__WHAT THE TASK ASKS__:
Without the pictures, return exactly the lines from the one with "Rebuild this chart" through the one with "plt.rcParams['font.family'] = ['DejaVu Sans']". Both end lines belong in the copy.

__ENTRIES__:
__________________________________________________

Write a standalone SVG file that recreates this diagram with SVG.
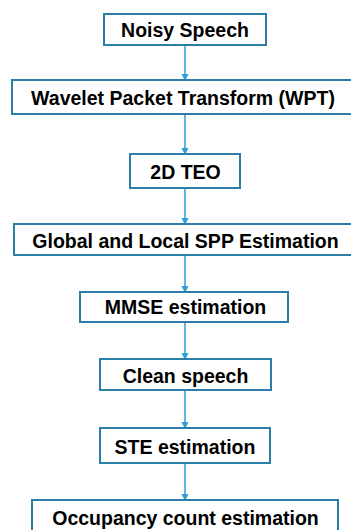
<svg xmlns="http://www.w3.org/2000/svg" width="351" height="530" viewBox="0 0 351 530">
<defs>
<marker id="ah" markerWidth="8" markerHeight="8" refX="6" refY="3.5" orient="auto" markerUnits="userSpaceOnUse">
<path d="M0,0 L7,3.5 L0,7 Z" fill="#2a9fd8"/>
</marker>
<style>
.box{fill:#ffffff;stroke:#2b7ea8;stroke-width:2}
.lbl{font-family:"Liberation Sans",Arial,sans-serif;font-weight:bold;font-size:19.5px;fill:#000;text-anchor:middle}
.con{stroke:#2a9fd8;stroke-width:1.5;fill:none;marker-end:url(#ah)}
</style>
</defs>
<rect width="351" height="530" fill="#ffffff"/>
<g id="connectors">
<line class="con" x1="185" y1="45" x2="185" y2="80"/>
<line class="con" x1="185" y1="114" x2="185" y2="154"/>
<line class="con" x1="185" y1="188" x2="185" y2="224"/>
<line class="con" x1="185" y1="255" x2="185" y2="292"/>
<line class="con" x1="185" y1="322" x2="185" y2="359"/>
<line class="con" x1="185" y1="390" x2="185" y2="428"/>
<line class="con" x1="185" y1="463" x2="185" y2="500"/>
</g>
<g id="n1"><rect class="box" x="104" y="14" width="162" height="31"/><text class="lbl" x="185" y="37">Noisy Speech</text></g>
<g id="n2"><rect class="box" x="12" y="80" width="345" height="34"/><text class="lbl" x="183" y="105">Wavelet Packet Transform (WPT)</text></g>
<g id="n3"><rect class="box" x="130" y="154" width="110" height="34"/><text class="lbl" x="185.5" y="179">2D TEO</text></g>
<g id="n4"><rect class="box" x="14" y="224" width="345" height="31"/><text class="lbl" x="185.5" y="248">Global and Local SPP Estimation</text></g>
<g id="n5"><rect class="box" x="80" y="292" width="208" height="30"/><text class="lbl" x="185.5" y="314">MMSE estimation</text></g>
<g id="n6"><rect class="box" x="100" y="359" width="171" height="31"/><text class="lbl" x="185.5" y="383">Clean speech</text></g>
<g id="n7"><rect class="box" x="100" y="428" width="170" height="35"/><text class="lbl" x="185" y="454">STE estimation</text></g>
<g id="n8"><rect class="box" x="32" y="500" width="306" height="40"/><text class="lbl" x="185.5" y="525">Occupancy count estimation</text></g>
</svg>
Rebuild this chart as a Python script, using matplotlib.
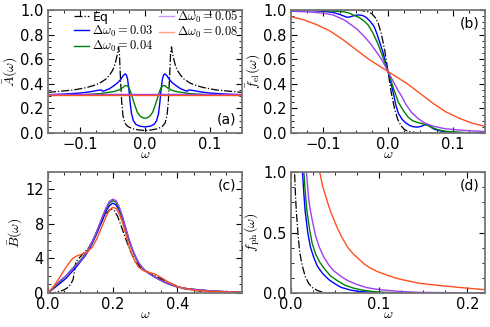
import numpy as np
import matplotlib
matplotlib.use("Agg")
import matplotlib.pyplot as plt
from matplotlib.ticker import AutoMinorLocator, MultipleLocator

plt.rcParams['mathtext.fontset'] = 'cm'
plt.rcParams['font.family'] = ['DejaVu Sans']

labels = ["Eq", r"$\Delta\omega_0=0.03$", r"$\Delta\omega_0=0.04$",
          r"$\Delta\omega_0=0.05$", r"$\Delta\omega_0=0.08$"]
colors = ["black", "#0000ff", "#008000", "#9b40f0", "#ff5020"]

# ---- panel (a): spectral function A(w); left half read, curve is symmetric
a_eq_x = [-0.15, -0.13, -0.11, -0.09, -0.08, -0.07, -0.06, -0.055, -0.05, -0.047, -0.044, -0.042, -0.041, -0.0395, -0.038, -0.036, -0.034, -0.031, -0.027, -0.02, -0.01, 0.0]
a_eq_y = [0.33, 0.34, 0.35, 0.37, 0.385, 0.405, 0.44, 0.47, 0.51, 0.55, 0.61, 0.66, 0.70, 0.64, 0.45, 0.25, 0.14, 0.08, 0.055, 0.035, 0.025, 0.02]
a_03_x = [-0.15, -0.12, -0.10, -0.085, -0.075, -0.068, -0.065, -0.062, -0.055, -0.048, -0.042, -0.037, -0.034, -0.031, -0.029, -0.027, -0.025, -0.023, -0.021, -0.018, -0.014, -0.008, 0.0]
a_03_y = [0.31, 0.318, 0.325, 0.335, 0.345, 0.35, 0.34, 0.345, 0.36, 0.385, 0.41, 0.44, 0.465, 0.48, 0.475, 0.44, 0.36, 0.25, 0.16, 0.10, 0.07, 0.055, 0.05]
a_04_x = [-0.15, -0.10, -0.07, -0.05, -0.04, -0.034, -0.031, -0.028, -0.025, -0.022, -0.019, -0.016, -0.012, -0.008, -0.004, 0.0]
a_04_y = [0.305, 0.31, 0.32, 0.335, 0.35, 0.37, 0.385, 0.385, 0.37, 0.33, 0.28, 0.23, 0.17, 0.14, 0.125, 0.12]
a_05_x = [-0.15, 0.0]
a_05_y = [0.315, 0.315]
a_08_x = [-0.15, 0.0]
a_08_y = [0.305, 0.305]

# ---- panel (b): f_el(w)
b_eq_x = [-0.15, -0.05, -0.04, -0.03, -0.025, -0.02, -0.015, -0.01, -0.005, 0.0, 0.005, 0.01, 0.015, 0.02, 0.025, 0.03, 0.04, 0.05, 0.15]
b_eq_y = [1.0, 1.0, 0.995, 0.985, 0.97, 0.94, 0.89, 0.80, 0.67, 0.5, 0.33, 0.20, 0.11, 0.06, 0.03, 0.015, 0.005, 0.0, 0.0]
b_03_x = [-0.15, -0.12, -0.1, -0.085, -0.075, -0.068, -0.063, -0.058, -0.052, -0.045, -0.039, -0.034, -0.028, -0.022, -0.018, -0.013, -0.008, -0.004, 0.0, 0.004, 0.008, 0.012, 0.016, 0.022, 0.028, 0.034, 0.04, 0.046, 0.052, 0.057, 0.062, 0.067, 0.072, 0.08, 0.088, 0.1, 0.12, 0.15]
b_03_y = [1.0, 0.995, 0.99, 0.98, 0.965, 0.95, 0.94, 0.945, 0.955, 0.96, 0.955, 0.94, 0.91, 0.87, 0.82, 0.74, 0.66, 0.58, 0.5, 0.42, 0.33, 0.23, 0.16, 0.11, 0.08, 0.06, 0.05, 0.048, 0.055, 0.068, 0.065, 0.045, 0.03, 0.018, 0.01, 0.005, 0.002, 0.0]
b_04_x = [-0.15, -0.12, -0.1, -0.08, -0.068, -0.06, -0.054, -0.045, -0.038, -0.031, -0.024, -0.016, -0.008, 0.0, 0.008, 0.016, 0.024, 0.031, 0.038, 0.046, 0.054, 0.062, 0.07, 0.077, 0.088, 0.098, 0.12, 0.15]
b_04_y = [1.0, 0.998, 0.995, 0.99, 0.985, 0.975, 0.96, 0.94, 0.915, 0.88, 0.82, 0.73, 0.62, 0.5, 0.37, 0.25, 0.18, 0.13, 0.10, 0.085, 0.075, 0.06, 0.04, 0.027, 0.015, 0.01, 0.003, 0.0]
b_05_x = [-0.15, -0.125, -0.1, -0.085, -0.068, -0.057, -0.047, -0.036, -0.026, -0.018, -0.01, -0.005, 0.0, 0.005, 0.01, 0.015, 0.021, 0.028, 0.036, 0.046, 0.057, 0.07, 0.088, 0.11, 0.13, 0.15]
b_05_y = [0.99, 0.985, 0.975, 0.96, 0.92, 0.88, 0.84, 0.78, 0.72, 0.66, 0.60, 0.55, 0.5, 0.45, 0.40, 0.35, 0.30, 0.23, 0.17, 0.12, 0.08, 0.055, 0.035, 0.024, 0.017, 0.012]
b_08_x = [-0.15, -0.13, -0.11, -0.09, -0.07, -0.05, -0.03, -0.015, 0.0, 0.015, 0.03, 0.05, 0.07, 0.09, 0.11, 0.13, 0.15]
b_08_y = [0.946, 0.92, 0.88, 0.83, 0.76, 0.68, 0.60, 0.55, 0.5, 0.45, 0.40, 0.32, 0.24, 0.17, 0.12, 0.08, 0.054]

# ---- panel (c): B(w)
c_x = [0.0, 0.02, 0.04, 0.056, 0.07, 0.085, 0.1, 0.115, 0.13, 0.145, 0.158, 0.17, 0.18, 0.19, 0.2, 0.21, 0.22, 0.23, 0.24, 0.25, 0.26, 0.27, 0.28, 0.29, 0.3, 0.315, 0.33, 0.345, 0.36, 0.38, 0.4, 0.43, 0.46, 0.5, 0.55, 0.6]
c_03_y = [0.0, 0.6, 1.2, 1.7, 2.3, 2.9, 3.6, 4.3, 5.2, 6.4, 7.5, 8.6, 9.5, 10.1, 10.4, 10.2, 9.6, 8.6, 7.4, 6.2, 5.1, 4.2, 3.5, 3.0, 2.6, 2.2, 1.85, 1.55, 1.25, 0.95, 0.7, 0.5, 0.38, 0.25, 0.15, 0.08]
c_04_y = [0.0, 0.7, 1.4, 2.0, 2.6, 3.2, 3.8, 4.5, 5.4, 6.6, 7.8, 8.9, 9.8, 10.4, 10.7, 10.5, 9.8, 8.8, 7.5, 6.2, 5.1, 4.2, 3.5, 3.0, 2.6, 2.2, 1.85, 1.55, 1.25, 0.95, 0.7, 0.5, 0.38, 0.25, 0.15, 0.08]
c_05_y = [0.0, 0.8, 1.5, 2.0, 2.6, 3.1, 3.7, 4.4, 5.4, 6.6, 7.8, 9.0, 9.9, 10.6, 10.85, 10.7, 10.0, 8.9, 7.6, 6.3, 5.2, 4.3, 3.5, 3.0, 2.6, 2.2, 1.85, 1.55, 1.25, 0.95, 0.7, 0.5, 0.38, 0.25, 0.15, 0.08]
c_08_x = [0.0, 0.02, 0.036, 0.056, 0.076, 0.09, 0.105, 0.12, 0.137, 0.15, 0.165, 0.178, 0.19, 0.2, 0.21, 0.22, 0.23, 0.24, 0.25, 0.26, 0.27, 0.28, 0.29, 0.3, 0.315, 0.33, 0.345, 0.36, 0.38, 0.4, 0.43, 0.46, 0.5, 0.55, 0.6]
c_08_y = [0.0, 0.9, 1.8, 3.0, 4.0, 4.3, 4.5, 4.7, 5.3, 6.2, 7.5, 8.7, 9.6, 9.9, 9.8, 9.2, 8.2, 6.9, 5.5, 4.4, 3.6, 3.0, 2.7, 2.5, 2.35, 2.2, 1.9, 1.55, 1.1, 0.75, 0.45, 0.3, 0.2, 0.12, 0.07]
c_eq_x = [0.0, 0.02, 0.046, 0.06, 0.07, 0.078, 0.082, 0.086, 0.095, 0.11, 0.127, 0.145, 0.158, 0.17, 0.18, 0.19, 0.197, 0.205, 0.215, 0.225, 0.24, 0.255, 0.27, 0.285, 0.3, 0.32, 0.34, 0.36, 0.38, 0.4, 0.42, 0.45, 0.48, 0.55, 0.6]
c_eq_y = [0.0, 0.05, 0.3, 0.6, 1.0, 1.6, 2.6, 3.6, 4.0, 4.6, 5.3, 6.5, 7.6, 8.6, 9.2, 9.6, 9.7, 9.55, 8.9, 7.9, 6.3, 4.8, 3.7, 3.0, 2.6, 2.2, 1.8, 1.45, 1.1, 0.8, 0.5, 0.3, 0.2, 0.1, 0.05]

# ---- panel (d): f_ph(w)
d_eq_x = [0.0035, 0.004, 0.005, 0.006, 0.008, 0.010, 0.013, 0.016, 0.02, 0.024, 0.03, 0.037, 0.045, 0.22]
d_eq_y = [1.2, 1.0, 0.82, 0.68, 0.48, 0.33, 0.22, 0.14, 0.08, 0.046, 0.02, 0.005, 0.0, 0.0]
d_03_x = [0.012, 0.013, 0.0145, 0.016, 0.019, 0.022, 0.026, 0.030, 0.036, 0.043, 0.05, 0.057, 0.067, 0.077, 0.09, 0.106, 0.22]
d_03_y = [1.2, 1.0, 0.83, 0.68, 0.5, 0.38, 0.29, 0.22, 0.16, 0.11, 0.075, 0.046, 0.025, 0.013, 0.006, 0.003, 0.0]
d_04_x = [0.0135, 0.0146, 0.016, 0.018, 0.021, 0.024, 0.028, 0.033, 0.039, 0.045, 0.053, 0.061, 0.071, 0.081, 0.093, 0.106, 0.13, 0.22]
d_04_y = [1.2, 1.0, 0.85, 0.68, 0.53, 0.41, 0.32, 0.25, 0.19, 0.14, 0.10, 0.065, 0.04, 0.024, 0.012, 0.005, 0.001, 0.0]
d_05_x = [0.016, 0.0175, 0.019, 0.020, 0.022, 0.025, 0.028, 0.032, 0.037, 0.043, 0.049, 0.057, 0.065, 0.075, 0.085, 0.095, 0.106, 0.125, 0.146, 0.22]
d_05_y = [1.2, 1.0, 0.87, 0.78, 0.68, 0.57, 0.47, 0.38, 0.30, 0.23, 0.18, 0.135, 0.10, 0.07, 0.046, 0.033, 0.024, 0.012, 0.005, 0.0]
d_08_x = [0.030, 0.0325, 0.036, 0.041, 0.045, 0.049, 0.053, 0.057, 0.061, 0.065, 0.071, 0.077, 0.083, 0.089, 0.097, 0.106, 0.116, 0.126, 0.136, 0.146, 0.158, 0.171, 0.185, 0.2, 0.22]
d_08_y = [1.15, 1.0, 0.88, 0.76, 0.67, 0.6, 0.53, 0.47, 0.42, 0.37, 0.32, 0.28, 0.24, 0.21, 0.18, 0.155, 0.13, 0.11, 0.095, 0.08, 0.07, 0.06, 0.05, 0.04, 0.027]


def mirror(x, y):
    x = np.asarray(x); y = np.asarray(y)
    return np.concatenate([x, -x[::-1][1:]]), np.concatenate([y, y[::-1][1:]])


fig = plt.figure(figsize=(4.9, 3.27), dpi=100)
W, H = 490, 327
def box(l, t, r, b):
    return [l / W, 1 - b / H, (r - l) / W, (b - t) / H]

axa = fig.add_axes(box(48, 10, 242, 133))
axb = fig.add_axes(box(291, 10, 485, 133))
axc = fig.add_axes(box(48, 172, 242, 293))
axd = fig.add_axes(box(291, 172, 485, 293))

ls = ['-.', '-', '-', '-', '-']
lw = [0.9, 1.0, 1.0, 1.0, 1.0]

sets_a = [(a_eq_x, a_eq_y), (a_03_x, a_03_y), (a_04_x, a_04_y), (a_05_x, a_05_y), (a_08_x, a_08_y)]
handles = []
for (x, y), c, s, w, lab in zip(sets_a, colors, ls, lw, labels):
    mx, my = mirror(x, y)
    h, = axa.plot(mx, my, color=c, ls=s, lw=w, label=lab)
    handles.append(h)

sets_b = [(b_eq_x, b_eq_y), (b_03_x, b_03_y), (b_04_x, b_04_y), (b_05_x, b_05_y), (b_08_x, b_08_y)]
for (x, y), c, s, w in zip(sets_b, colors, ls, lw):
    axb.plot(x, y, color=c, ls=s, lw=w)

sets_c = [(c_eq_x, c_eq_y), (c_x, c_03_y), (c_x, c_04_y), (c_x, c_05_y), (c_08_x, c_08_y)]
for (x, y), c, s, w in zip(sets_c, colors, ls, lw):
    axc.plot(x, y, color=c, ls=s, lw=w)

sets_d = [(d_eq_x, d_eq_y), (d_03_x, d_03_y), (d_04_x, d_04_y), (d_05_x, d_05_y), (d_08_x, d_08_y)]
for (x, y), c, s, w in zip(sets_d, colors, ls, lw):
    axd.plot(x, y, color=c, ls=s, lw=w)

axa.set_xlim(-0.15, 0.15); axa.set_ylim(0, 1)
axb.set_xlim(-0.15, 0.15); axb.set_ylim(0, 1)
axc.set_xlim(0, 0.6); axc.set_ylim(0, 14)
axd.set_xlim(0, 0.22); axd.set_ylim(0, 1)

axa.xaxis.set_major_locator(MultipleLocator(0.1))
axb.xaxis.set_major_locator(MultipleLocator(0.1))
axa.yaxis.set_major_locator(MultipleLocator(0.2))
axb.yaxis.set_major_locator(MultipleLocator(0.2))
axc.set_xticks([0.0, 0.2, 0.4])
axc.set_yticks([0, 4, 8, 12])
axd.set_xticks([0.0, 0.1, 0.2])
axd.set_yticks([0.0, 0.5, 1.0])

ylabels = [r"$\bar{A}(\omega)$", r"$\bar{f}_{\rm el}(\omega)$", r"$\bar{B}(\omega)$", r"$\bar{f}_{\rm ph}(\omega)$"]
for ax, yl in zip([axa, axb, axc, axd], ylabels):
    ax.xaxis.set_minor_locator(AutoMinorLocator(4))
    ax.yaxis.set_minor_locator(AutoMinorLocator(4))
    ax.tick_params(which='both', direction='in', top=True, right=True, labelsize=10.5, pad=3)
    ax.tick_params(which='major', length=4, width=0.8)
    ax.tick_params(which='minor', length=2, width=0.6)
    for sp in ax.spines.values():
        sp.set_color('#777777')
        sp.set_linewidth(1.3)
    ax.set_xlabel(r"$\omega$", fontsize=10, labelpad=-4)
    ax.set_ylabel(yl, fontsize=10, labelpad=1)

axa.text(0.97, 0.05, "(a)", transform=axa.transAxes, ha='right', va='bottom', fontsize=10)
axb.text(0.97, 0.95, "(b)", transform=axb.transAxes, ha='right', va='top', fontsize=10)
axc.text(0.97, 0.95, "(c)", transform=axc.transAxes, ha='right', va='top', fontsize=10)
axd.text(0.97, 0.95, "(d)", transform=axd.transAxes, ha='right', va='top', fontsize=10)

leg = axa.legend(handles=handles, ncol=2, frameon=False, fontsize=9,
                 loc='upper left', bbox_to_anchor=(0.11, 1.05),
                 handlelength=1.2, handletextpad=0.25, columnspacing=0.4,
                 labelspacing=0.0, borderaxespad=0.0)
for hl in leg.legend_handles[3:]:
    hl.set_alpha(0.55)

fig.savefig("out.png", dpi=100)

__________________________________________________

__OUTPUT FOR THIS TASK__:
Rebuild this chart as a Python script, using matplotlib.
import numpy as np
import matplotlib
matplotlib.use("Agg")
import matplotlib.pyplot as plt
from matplotlib.ticker import AutoMinorLocator, MultipleLocator

plt.rcParams['mathtext.fontset'] = 'cm'
plt.rcParams['font.family'] = ['DejaVu Sans']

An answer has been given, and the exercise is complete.